Images should be left out, and everything else in the listing reproduced exactly.
** Start of Provided material **
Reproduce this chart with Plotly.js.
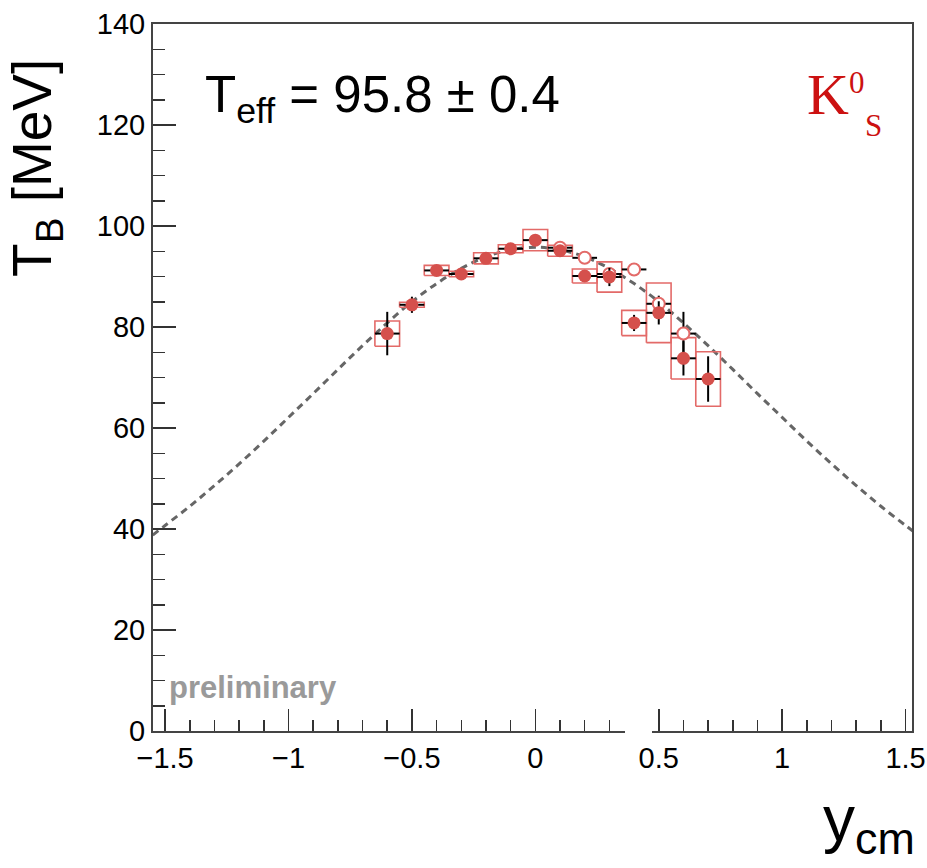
<!DOCTYPE html>
<html>
<head>
<meta charset="utf-8">
<script src="https://cdn.plot.ly/plotly-3.0.1.min.js"></script>
<style>html,body{margin:0;padding:0;background:#fff;}#chart{width:927px;height:868px;}</style>
</head>
<body>
<div id="chart"></div>
<script>
// Measured points (filled)
var yFilled = [-0.6, -0.5, -0.4, -0.3, -0.2, -0.1, 0.0, 0.1, 0.2, 0.3, 0.4, 0.5, 0.6, 0.7];
var tFilled = [78.7, 84.4, 91.2, 90.5, 93.6, 95.5, 97.2, 95.1, 90.1, 89.9, 80.8, 82.8, 73.8, 69.7];
var statFilled = [4.3, 1.6, 0.5, 0.5, 0.5, 0.5, 0.5, 0.5, 0.5, 1.8, 1.6, 2.3, 3.4, 4.5];
var sysFilled = [2.5, 0.5, 1.0, 0.55, 1.1, 0.8, 2.1, 1.1, 1.4, 3.0, 2.5, 5.9, 4.1, 5.4];
var binHalf = 0.05;
// Reflected points (open)
var yOpen = [0.1, 0.2, 0.3, 0.4, 0.5, 0.6];
var tOpen = [95.7, 93.7, 90.5, 91.4, 84.6, 78.7];
var statOpen = [0.5, 0.5, 0.5, 0.5, 1.6, 4.3];
// Fit curve
var yCurve = [-1.55, -1.5, -1.4, -1.3, -1.2, -1.1, -1.0, -0.9, -0.8, -0.7, -0.6, -0.5, -0.4, -0.3, -0.2, -0.1, 0.0,
              0.1, 0.2, 0.3, 0.4, 0.5, 0.6, 0.7, 0.8, 0.9, 1.0, 1.1, 1.2, 1.3, 1.4, 1.5, 1.55];
var tCurve = [38.8, 40.7, 44.5, 48.6, 52.9, 57.4, 62.1, 66.8, 71.6, 76.3, 80.8, 85.0, 88.6, 91.6, 93.9, 95.3, 95.8,
              95.3, 93.9, 91.6, 88.6, 85.0, 80.8, 76.3, 71.6, 66.8, 62.1, 57.4, 52.9, 48.6, 44.5, 40.7, 38.8];
var xTicks = [-1.5, -1, -0.5, 0, 0.5, 1, 1.5];
var yTicks = [0, 20, 40, 60, 80, 100, 120, 140];

// systematic boxes built from data
var bx = [], by = [];
for (var i = 0; i < yFilled.length; i++) {
  var x0 = yFilled[i] - binHalf, x1 = yFilled[i] + binHalf;
  var y0 = tFilled[i] - sysFilled[i], y1 = tFilled[i] + sysFilled[i];
  bx.push(x0, x1, x1, x0, x0, null);
  by.push(y0, y0, y1, y1, y0, null);
}
var red = '#d5504c';
var traces = [
  {x: yCurve, y: tCurve, mode: 'lines', line: {color: '#666666', width: 3, dash: '7px,5px', shape: 'spline'}, hoverinfo: 'skip'},
  {x: bx, y: by, mode: 'lines', line: {color: '#e36a68', width: 1.6}, hoverinfo: 'skip'},
  {x: yOpen, y: tOpen, mode: 'markers',
   marker: {symbol: 'circle', size: 12, color: '#ffffff', line: {color: '#e36a68', width: 2}},
   error_y: {type: 'data', array: statOpen, color: '#000', thickness: 2, width: 0},
   error_x: {type: 'constant', value: binHalf, color: '#000', thickness: 2, width: 0}},
  {x: yFilled, y: tFilled, mode: 'markers',
   marker: {symbol: 'circle', size: 13, color: red},
   error_y: {type: 'data', array: statFilled, color: '#000', thickness: 2, width: 0},
   error_x: {type: 'constant', value: binHalf, color: '#000', thickness: 2, width: 0}}
];

var W = 759, H = 707.5, L = 153, T = 24;
function px(x) { return (x - L) / W; }
function py(y) { return (T + H - y) / H; }

var layout = {
  width: 927, height: 868,
  margin: {l: 153, r: 15, t: 24, b: 136.5, pad: 0},
  paper_bgcolor: '#fff', plot_bgcolor: '#fff',
  showlegend: false,
  font: {family: 'Liberation Sans, Arial, sans-serif', color: '#000'},
  xaxis: {
    range: [-1.549, 1.526], tickmode: 'array', tickvals: xTicks,
    ticks: 'inside', ticklen: 22, tickwidth: 1.5, tickcolor: '#333',
    minor: {dtick: 0.1, ticks: 'inside', ticklen: 11, tickwidth: 1.5, tickcolor: '#333'},
    showline: true, linecolor: '#444', linewidth: 2, mirror: true,
    showgrid: false, zeroline: false,
    tickfont: {size: 29, family: 'Liberation Sans, Arial, sans-serif'}
  },
  yaxis: {
    range: [0, 140], tickmode: 'array', tickvals: yTicks,
    ticks: 'inside', ticklen: 23, tickwidth: 1.5, tickcolor: '#333',
    minor: {dtick: 5, ticks: 'inside', ticklen: 12, tickwidth: 1.5, tickcolor: '#333'},
    showline: true, linecolor: '#444', linewidth: 2, mirror: true,
    showgrid: false, zeroline: false,
    tickfont: {size: 29, family: 'Liberation Sans, Arial, sans-serif'}
  },
  shapes: [
    {type: 'rect', xref: 'paper', yref: 'paper', x0: px(625), x1: px(652), y0: py(736), y1: py(704),
     fillcolor: '#fff', line: {width: 0}, layer: 'above'}
  ],
  annotations: [
    {xref: 'paper', yref: 'paper', x: px(36), y: py(168), xanchor: 'center', yanchor: 'middle',
     text: 'T<sub>B</sub> [MeV]', textangle: -90, showarrow: false,
     font: {size: 55, family: 'Liberation Sans, Arial, sans-serif', color: '#000'}},
    {xref: 'paper', yref: 'paper', x: px(917), y: py(824), xanchor: 'right', yanchor: 'middle',
     text: 'y<sub>cm</sub>', showarrow: false,
     font: {size: 64, family: 'Liberation Sans, Arial, sans-serif', color: '#000'}},
    {xref: 'paper', yref: 'paper', x: px(203), y: py(99), xanchor: 'left', yanchor: 'middle',
     text: 'T<sub>eff</sub> = 95.8 ± 0.4', showarrow: false,
     font: {size: 51, family: 'Liberation Sans, Arial, sans-serif', color: '#000'}},
    {xref: 'paper', yref: 'paper', x: px(806), y: py(95), xanchor: 'left', yanchor: 'middle',
     text: 'K', showarrow: false, borderpad: 0,
     font: {size: 58, family: 'Liberation Serif, Times New Roman, serif', color: '#cc1111'}},
    {xref: 'paper', yref: 'paper', x: px(848), y: py(83), xanchor: 'left', yanchor: 'middle',
     text: '0', showarrow: false, borderpad: 0,
     font: {size: 31, family: 'Liberation Serif, Times New Roman, serif', color: '#cc1111'}},
    {xref: 'paper', yref: 'paper', x: px(864), y: py(126), xanchor: 'left', yanchor: 'middle',
     text: 'S', showarrow: false, borderpad: 0,
     font: {size: 31, family: 'Liberation Serif, Times New Roman, serif', color: '#cc1111'}},
    {xref: 'paper', yref: 'paper', x: px(167), y: py(688), xanchor: 'left', yanchor: 'middle',
     text: '<b>preliminary</b>', showarrow: false,
     font: {size: 31, family: 'Liberation Sans, Arial, sans-serif', color: '#9a9a9a'}}
  ]
};
Plotly.newPlot('chart', traces, layout, {displayModeBar: false, staticPlot: true});
</script>
</body>
</html>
** End of Provided material **
**Response for this exercise**
Reproduce this chart with Plotly.js.
<!DOCTYPE html>
<html>
<head>
<meta charset="utf-8">
<script src="https://cdn.plot.ly/plotly-3.0.1.min.js"></script>
<style>html,body{margin:0;padding:0;background:#fff;}#chart{width:927px;height:868px;}</style>
</head>
<body>
<div id="chart"></div>
<script>
// Measured points (filled)
var yFilled = [-0.6, -0.5, -0.4, -0.3, -0.2, -0.1, 0.0, 0.1, 0.2, 0.3, 0.4, 0.5, 0.6, 0.7];
var tFilled = [78.7, 84.4, 91.2, 90.5, 93.6, 95.5, 97.2, 95.1, 90.1, 89.9, 80.8, 82.8, 73.8, 69.7];
var statFilled = [4.3, 1.6, 0.5, 0.5, 0.5, 0.5, 0.5, 0.5, 0.5, 1.8, 1.6, 2.3, 3.4, 4.5];
var sysFilled = [2.5, 0.5, 1.0, 0.55, 1.1, 0.8, 2.1, 1.1, 1.4, 3.0, 2.5, 5.9, 4.1, 5.4];
var binHalf = 0.05;
// Reflected points (open)
var yOpen = [0.1, 0.2, 0.3, 0.4, 0.5, 0.6];
var tOpen = [95.7, 93.7, 90.5, 91.4, 84.6, 78.7];
var statOpen = [0.5, 0.5, 0.5, 0.5, 1.6, 4.3];
// Fit curve
var yCurve = [-1.55, -1.5, -1.4, -1.3, -1.2, -1.1, -1.0, -0.9, -0.8, -0.7, -0.6, -0.5, -0.4, -0.3, -0.2, -0.1, 0.0,
              0.1, 0.2, 0.3, 0.4, 0.5, 0.6, 0.7, 0.8, 0.9, 1.0, 1.1, 1.2, 1.3, 1.4, 1.5, 1.55];
var tCurve = [38.8, 40.7, 44.5, 48.6, 52.9, 57.4, 62.1, 66.8, 71.6, 76.3, 80.8, 85.0, 88.6, 91.6, 93.9, 95.3, 95.8,
              95.3, 93.9, 91.6, 88.6, 85.0, 80.8, 76.3, 71.6, 66.8, 62.1, 57.4, 52.9, 48.6, 44.5, 40.7, 38.8];
var xTicks = [-1.5, -1, -0.5, 0, 0.5, 1, 1.5];
var yTicks = [0, 20, 40, 60, 80, 100, 120, 140];

// systematic boxes built from data
var bx = [], by = [];
for (var i = 0; i < yFilled.length; i++) {
  var x0 = yFilled[i] - binHalf, x1 = yFilled[i] + binHalf;
  var y0 = tFilled[i] - sysFilled[i], y1 = tFilled[i] + sysFilled[i];
  bx.push(x0, x1, x1, x0, x0, null);
  by.push(y0, y0, y1, y1, y0, null);
}
var red = '#d5504c';
var traces = [
  {x: yCurve, y: tCurve, mode: 'lines', line: {color: '#666666', width: 3, dash: '7px,5px', shape: 'spline'}, hoverinfo: 'skip'},
  {x: bx, y: by, mode: 'lines', line: {color: '#e36a68', width: 1.6}, hoverinfo: 'skip'},
  {x: yOpen, y: tOpen, mode: 'markers',
   marker: {symbol: 'circle', size: 12, color: '#ffffff', line: {color: '#e36a68', width: 2}},
   error_y: {type: 'data', array: statOpen, color: '#000', thickness: 2, width: 0},
   error_x: {type: 'constant', value: binHalf, color: '#000', thickness: 2, width: 0}},
  {x: yFilled, y: tFilled, mode: 'markers',
   marker: {symbol: 'circle', size: 13, color: red},
   error_y: {type: 'data', array: statFilled, color: '#000', thickness: 2, width: 0},
   error_x: {type: 'constant', value: binHalf, color: '#000', thickness: 2, width: 0}}
];

var W = 759, H = 707.5, L = 153, T = 24;
function px(x) { return (x - L) / W; }
function py(y) { return (T + H - y) / H; }

var layout = {
  width: 927, height: 868,
  margin: {l: 153, r: 15, t: 24, b: 136.5, pad: 0},
  paper_bgcolor: '#fff', plot_bgcolor: '#fff',
  showlegend: false,
  font: {family: 'Liberation Sans, Arial, sans-serif', color: '#000'},
  xaxis: {
    range: [-1.549, 1.526], tickmode: 'array', tickvals: xTicks,
    ticks: 'inside', ticklen: 22, tickwidth: 1.5, tickcolor: '#333',
    minor: {dtick: 0.1, ticks: 'inside', ticklen: 11, tickwidth: 1.5, tickcolor: '#333'},
    showline: true, linecolor: '#444', linewidth: 2, mirror: true,
    showgrid: false, zeroline: false,
    tickfont: {size: 29, family: 'Liberation Sans, Arial, sans-serif'}
  },
  yaxis: {
    range: [0, 140], tickmode: 'array', tickvals: yTicks,
    ticks: 'inside', ticklen: 23, tickwidth: 1.5, tickcolor: '#333',
    minor: {dtick: 5, ticks: 'inside', ticklen: 12, tickwidth: 1.5, tickcolor: '#333'},
    showline: true, linecolor: '#444', linewidth: 2, mirror: true,
    showgrid: false, zeroline: false,
    tickfont: {size: 29, family: 'Liberation Sans, Arial, sans-serif'}
  },
  shapes: [
    {type: 'rect', xref: 'paper', yref: 'paper', x0: px(625), x1: px(652), y0: py(736), y1: py(704),
     fillcolor: '#fff', line: {width: 0}, layer: 'above'}
  ],
  annotations: [
    {xref: 'paper', yref: 'paper', x: px(36), y: py(168), xanchor: 'center', yanchor: 'middle',
     text: 'T<sub>B</sub> [MeV]', textangle: -90, showarrow: false,
     font: {size: 55, family: 'Liberation Sans, Arial, sans-serif', color: '#000'}},
    {xref: 'paper', yref: 'paper', x: px(917), y: py(824), xanchor: 'right', yanchor: 'middle',
     text: 'y<sub>cm</sub>', showarrow: false,
     font: {size: 64, family: 'Liberation Sans, Arial, sans-serif', color: '#000'}},
    {xref: 'paper', yref: 'paper', x: px(203), y: py(99), xanchor: 'left', yanchor: 'middle',
     text: 'T<sub>eff</sub> = 95.8 ± 0.4', showarrow: false,
     font: {size: 51, family: 'Liberation Sans, Arial, sans-serif', color: '#000'}},
    {xref: 'paper', yref: 'paper', x: px(806), y: py(95), xanchor: 'left', yanchor: 'middle',
     text: 'K', showarrow: false, borderpad: 0,
     font: {size: 58, family: 'Liberation Serif, Times New Roman, serif', color: '#cc1111'}},
    {xref: 'paper', yref: 'paper', x: px(848), y: py(83), xanchor: 'left', yanchor: 'middle',
     text: '0', showarrow: false, borderpad: 0,
     font: {size: 31, family: 'Liberation Serif, Times New Roman, serif', color: '#cc1111'}},
    {xref: 'paper', yref: 'paper', x: px(864), y: py(126), xanchor: 'left', yanchor: 'middle',
     text: 'S', showarrow: false, borderpad: 0,
     font: {size: 31, family: 'Liberation Serif, Times New Roman, serif', color: '#cc1111'}},
    {xref: 'paper', yref: 'paper', x: px(167), y: py(688), xanchor: 'left', yanchor: 'middle',
     text: '<b>preliminary</b>', showarrow: false,
     font: {size: 31, family: 'Liberation Sans, Arial, sans-serif', color: '#9a9a9a'}}
  ]
};
Plotly.newPlot('chart', traces, layout, {displayModeBar: false, staticPlot: true});
</script>
</body>
</html>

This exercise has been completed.